Então, colecionar pode ser considerado um investimento? A resposta mais honesta é: depende. Depende da intenção do colecionador, do tipo de item, do momento do mercado e da forma como a coleção é gerida. Há, sim, casos reais de pessoas que transformaram seus acervos em patrimônios valiosos. Mas há também muitos exemplos de coleções que nunca se valorizaram — e que, para seus donos, sempre foram apenas fontes de prazer e nostalgia.
A verdade é que colecionar, acima de tudo, é um hobby. É o prazer de encontrar aquela peça rara, de montar uma narrativa com objetos, de se conectar com o passado ou com uma paixão pessoal. Quando esse prazer é somado a conhecimento, planejamento e cautela, ele pode até se tornar um bom negócio. Mas quando o foco é exclusivamente o lucro, o risco de frustração aumenta — e o encanto pode se perder.
Por isso, o mais sábio é praticar o colecionismo consciente e informado.

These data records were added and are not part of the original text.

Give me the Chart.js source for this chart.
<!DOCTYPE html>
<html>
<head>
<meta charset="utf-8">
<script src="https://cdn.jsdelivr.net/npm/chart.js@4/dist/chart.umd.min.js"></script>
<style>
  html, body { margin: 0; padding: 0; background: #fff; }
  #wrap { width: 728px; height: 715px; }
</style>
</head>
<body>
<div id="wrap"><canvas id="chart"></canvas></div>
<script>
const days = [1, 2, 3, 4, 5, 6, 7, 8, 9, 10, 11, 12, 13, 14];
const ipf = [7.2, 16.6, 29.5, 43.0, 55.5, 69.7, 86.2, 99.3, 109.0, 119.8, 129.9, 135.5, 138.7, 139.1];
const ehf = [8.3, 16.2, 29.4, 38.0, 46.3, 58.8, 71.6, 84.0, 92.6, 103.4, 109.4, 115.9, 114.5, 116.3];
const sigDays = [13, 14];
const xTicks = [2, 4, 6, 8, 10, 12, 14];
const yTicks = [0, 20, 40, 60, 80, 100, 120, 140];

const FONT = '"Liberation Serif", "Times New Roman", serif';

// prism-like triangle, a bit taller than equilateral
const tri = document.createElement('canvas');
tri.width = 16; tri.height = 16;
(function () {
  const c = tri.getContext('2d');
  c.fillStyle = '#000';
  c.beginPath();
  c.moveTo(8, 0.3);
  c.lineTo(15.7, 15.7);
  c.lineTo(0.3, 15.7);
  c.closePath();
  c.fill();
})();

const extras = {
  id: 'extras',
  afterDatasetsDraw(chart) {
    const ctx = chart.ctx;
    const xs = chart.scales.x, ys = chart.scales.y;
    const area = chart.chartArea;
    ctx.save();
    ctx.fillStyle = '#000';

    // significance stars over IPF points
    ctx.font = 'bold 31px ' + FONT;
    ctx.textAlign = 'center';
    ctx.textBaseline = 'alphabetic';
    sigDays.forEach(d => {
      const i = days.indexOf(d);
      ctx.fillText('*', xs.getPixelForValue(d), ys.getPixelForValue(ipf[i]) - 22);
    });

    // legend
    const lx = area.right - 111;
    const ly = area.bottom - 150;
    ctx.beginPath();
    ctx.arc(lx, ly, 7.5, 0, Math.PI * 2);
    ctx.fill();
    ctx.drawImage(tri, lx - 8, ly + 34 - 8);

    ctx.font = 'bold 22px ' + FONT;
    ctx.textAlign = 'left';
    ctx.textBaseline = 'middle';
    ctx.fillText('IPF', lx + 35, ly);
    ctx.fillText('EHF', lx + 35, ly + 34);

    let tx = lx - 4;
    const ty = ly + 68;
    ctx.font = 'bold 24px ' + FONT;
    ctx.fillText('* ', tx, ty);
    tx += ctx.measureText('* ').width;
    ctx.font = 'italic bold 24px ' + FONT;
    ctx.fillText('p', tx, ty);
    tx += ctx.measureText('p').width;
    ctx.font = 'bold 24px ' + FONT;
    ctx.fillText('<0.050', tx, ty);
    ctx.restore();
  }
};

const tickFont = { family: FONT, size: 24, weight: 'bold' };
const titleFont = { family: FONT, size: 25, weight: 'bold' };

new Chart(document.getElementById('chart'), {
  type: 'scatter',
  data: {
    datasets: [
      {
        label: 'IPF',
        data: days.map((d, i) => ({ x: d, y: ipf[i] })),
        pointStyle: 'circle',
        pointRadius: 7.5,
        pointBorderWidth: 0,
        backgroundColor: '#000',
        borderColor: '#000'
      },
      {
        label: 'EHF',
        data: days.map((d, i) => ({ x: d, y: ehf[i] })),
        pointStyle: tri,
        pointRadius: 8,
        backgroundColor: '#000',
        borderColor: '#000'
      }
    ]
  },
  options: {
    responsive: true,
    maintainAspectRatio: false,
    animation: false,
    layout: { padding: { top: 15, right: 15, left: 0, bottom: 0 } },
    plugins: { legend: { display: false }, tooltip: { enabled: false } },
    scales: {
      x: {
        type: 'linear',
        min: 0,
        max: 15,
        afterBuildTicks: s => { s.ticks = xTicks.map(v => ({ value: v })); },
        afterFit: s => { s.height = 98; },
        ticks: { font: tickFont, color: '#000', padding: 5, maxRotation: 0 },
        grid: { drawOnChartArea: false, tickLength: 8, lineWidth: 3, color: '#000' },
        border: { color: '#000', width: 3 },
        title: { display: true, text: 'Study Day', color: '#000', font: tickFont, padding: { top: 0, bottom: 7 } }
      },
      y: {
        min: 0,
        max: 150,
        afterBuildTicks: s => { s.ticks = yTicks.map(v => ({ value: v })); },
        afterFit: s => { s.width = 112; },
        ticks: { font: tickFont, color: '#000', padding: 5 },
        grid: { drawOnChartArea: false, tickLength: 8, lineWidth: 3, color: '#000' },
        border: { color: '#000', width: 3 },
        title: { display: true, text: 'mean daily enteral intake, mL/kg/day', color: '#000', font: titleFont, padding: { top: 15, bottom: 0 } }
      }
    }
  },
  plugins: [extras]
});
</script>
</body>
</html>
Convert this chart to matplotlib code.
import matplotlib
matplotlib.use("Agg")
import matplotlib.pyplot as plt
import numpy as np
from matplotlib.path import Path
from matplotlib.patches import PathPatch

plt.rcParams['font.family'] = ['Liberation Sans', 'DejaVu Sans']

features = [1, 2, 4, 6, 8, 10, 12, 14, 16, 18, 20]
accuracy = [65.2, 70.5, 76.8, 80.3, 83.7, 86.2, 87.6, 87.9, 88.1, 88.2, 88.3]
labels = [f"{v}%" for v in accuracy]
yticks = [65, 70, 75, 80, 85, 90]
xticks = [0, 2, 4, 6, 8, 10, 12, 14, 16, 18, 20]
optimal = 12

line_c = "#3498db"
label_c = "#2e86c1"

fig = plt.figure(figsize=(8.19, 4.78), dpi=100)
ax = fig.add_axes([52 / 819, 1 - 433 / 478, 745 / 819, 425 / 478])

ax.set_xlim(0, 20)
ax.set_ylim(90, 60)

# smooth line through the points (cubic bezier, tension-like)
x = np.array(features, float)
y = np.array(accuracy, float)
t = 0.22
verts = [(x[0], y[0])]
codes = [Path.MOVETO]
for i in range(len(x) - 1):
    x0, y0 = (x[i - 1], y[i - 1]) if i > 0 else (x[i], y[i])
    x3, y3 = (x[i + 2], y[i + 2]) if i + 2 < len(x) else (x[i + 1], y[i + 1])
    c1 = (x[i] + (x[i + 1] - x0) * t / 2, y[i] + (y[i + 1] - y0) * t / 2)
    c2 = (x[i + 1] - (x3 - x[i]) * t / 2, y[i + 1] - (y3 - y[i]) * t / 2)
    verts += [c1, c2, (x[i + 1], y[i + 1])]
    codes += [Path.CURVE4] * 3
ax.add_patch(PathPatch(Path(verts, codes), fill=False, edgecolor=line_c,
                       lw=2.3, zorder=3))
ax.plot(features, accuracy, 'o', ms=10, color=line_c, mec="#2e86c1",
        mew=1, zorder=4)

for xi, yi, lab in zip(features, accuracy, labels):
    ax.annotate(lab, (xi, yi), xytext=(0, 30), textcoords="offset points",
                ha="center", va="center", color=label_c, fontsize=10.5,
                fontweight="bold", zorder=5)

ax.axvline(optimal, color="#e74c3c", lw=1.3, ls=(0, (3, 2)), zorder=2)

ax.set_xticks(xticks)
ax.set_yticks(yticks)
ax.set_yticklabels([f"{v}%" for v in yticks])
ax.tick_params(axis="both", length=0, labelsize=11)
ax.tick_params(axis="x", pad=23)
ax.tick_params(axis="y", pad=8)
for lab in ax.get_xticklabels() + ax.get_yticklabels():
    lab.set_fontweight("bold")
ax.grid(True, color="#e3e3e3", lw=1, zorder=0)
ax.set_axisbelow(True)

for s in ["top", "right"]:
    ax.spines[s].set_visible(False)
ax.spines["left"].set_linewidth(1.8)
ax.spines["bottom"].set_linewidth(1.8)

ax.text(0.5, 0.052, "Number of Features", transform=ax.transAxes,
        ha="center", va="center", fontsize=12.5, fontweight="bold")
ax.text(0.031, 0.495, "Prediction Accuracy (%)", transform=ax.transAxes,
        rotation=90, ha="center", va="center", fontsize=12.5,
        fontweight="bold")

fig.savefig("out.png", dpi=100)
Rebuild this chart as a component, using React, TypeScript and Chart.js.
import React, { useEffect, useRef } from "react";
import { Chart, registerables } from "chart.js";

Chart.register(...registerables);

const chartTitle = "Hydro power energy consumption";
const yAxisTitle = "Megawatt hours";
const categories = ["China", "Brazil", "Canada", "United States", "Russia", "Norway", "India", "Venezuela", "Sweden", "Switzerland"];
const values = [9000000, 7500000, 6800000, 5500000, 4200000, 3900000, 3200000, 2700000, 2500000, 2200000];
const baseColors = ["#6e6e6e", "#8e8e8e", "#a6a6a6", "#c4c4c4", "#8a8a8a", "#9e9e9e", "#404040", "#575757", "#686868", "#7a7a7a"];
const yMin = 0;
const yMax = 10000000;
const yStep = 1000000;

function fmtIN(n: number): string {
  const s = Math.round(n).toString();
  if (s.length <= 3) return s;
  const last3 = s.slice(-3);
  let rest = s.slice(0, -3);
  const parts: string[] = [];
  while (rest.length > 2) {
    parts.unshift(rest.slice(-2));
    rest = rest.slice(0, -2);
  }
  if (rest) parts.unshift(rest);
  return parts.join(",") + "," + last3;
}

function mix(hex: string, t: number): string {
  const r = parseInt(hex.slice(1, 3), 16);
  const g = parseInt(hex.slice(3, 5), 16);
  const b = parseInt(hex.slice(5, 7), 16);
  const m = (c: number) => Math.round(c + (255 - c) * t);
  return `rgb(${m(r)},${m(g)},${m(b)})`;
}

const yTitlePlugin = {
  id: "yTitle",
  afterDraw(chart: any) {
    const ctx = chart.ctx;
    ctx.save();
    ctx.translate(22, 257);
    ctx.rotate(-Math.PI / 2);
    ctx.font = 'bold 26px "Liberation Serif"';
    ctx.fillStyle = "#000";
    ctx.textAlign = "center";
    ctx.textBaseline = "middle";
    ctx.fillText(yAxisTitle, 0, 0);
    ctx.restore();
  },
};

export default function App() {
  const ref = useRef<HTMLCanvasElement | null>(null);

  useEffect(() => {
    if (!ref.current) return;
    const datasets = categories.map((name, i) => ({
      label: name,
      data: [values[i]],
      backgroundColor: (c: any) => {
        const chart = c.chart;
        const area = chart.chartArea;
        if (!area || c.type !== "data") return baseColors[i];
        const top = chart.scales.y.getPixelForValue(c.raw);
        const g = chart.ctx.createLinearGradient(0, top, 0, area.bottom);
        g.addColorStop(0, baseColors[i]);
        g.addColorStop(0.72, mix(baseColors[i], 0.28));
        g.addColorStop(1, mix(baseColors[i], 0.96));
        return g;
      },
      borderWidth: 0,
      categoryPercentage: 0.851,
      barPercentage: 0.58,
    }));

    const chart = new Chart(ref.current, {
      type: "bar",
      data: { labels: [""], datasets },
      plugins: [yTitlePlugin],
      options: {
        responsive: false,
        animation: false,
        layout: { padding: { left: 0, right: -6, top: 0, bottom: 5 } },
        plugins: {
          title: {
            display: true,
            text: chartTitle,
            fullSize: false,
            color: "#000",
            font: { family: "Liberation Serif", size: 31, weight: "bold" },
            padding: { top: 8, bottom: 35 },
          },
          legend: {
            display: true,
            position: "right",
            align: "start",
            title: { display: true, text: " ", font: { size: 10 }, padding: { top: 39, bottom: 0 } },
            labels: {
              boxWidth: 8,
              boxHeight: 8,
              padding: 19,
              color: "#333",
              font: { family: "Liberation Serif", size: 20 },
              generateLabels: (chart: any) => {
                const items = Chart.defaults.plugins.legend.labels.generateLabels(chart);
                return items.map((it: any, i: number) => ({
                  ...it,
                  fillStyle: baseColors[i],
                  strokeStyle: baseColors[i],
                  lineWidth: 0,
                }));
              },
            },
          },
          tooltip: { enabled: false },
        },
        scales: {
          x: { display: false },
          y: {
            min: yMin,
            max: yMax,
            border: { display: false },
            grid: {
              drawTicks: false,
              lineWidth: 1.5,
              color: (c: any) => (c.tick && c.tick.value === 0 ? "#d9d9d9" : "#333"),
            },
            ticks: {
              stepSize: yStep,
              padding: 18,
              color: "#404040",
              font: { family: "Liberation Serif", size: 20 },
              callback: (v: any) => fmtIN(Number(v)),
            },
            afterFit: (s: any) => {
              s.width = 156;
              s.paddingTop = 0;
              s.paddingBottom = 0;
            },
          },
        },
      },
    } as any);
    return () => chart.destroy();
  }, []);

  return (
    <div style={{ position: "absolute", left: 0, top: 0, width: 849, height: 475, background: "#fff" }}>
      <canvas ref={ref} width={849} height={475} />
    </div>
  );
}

Isso significa saber o que se está adquirindo, acompanhar o mercado com um olhar crítico e, acima de tudo, manter viva a chama da curiosidade e da paixão que tornam o ato de colecionar tão especial.
Afinal, o verdadeiro valor de uma coleção nem sempre está no que ela vale em dinheiro — mas no que ela representa para quem a construiu.